Moving away from the commentary tracks, we also have a Sundance Channel featurette, including the familiar Anatomy Of A Scene section. The scene in question involves the crux of the story, where Jake introduces two new members of the team to his buddies and outlines the major heist and how they will go about it. There’s even a look at The Sting and how it influenced Doug Jung when writing the film. The 25-minute piece also looks at other aspects of the production such as editing, casting and the screenplay. A good little piece that is a cut above the press kit fluff we’ve all seen before.

The deleted scenes section contains a few good moments that could well have made their way into the final version. The five-minute collection plays out continuously but each scene is worth a look so it’s not too much of a problem. The standout is the first cut scene between Jake and Lily in bed, and not because Rachel Weisz looks absolutely stunning.

Rounding out the collection of extras is the interviews section, taken from the press junket with director James Foley and the key cast members of the production. What is interesting about the way they are handled, however, is that you see and hear the interviewer asking the questions rather than witnessing an edited version of just the actor’s responses. The questions take up a large chunk of the time for each of the interviews so you don’t get as much of each actor (and Foley) as you would think, but they are all still well worth a look. There is also the theatrical trailer includedas well as trailers for upcoming releases People I Know, Out Of Time and Lost In Translation.

So often you get extras packages that look quite meaty but turn out to be very light on content. This time it’s completely the opposite. What looks to be a pretty paltry selection of extras results in three interesting commentary tracks, a very good making of featurette and some other small bits and pieces that make this a worthwhile collection to keep you interested after the film has played out.
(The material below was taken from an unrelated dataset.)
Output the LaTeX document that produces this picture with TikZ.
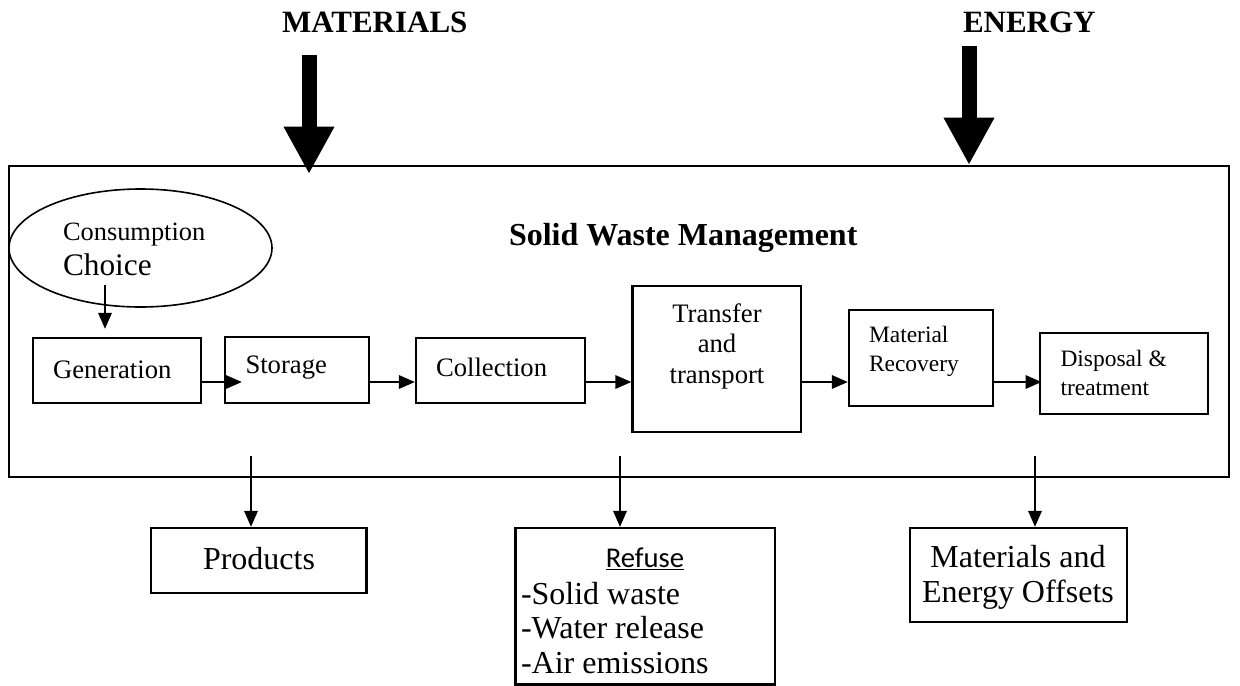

No matter what happens in the story, con artist films inevitably entertain more often than they disappoint. The slick story created by Confidence is no exception, though the fun only goes so far before a few little gripes get in the way of making this one great. Still a solid piece of entertainment overall, backed up well by a very polished looking transfer, a jazzed up audio mix and a collection of extras that surprised in its quality. Your collection won’t suffer if you pick up this neat little package some time soon.